• [THE REQUEST]
A verbatim copy of the records is required, with all pictures left out.

- - - - -

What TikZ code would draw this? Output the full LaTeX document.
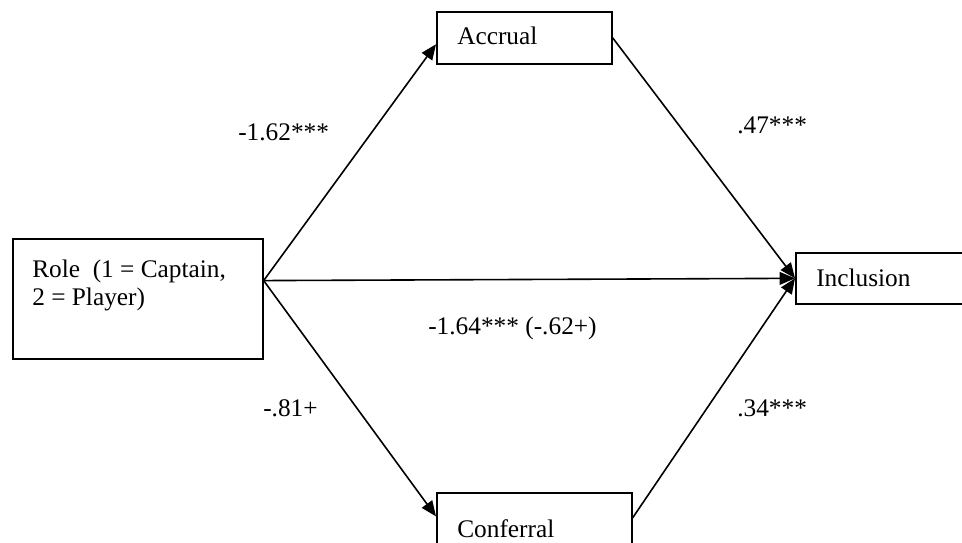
\documentclass[tikz,border=0pt]{standalone}
\usepackage{fontspec}
\setmainfont{Liberation Serif}
\usetikzlibrary{arrows.meta, calc}

\begin{document}
\begin{tikzpicture}[
  x=0.75pt, y=-0.75pt,
  box/.style={draw, line width=1.25pt, inner sep=0pt, anchor=north west,
              font=\fontsize{19}{21}\selectfont},
  lbl/.style={anchor=base west, inner sep=0pt, font=\fontsize{19}{21}\selectfont},
  arr/.style={-{Triangle[length=11.5pt, width=9.5pt]}, line width=1.2pt}
]
\useasboundingbox (0,0) rectangle (962,542);

% boxes
\node[box, minimum width=250*0.75pt, minimum height=120*0.75pt] (role) at (12,238) {};
\node[lbl] (roletxt) at (32,277) {Role\enspace(1 = Captain,};
\node[lbl] (roletxt2) at (32,305) {2 = Player)};

\node[box, minimum width=175*0.75pt, minimum height=52*0.75pt] (accrual) at (436,11) {};
\node[lbl] (acctxt) at (457,45) {Accrual};

\node[box, minimum width=195*0.75pt, minimum height=70*0.75pt] (conferral) at (436,492) {};
\node[lbl] (conftxt) at (457,537) {Conferral};

\node[box, minimum width=180*0.75pt, minimum height=51*0.75pt] (inclusion) at (795,252) {};
\node[lbl] (incltxt) at (816,286) {Inclusion};

% paths
\coordinate (rolepoint) at ($(role.north east)!0.35!(role.south east)$);
\draw[arr] (rolepoint) -- ($(accrual.north west)!0.62!(accrual.south west)$);
\draw[arr] (rolepoint) -- (inclusion.west);
\draw[arr] (rolepoint) -- ($(conferral.north west)!0.34!(conferral.south west)$);
\draw[arr] (accrual.east) -- (inclusion.west);
\draw[arr] ($(conferral.north east)!0.36!(conferral.south east)$) -- (inclusion.west);

% coefficients
\node[lbl] (a1) at (238,140) {-1.62***};
\node[lbl] (b1) at (737,133) {.47***};
\node[lbl] (c1) at (428,334) {-1.64*** (-.62+)};
\node[lbl] (a2) at (263,416) {-.81+};
\node[lbl] (b2) at (737,416) {.34***};

\end{tikzpicture}
\end{document}
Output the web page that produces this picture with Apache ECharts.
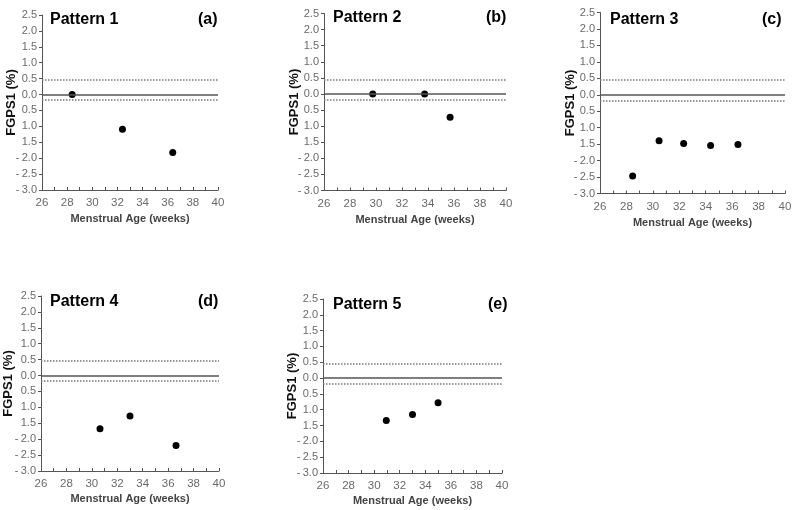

- - - - -

• [CORRECT OUTPUT]
What TikZ code would draw this? Output the full LaTeX document.
\documentclass[tikz,border=0pt]{standalone}
\usepackage{fontspec}
\setmainfont{Liberation Serif}
\usetikzlibrary{arrows.meta, calc}

\begin{document}
\begin{tikzpicture}[
  x=0.75pt, y=-0.75pt,
  box/.style={draw, line width=1.25pt, inner sep=0pt, anchor=north west,
              font=\fontsize{19}{21}\selectfont},
  lbl/.style={anchor=base west, inner sep=0pt, font=\fontsize{19}{21}\selectfont},
  arr/.style={-{Triangle[length=11.5pt, width=9.5pt]}, line width=1.2pt}
]
\useasboundingbox (0,0) rectangle (962,542);

% boxes
\node[box, minimum width=250*0.75pt, minimum height=120*0.75pt] (role) at (12,238) {};
\node[lbl] (roletxt) at (32,277) {Role\enspace(1 = Captain,};
\node[lbl] (roletxt2) at (32,305) {2 = Player)};

\node[box, minimum width=175*0.75pt, minimum height=52*0.75pt] (accrual) at (436,11) {};
\node[lbl] (acctxt) at (457,45) {Accrual};

\node[box, minimum width=195*0.75pt, minimum height=70*0.75pt] (conferral) at (436,492) {};
\node[lbl] (conftxt) at (457,537) {Conferral};

\node[box, minimum width=180*0.75pt, minimum height=51*0.75pt] (inclusion) at (795,252) {};
\node[lbl] (incltxt) at (816,286) {Inclusion};

% paths
\coordinate (rolepoint) at ($(role.north east)!0.35!(role.south east)$);
\draw[arr] (rolepoint) -- ($(accrual.north west)!0.62!(accrual.south west)$);
\draw[arr] (rolepoint) -- (inclusion.west);
\draw[arr] (rolepoint) -- ($(conferral.north west)!0.34!(conferral.south west)$);
\draw[arr] (accrual.east) -- (inclusion.west);
\draw[arr] ($(conferral.north east)!0.36!(conferral.south east)$) -- (inclusion.west);

% coefficients
\node[lbl] (a1) at (238,140) {-1.62***};
\node[lbl] (b1) at (737,133) {.47***};
\node[lbl] (c1) at (428,334) {-1.64*** (-.62+)};
\node[lbl] (a2) at (263,416) {-.81+};
\node[lbl] (b2) at (737,416) {.34***};

\end{tikzpicture}
\end{document}
Output the web page that produces this picture with Apache ECharts.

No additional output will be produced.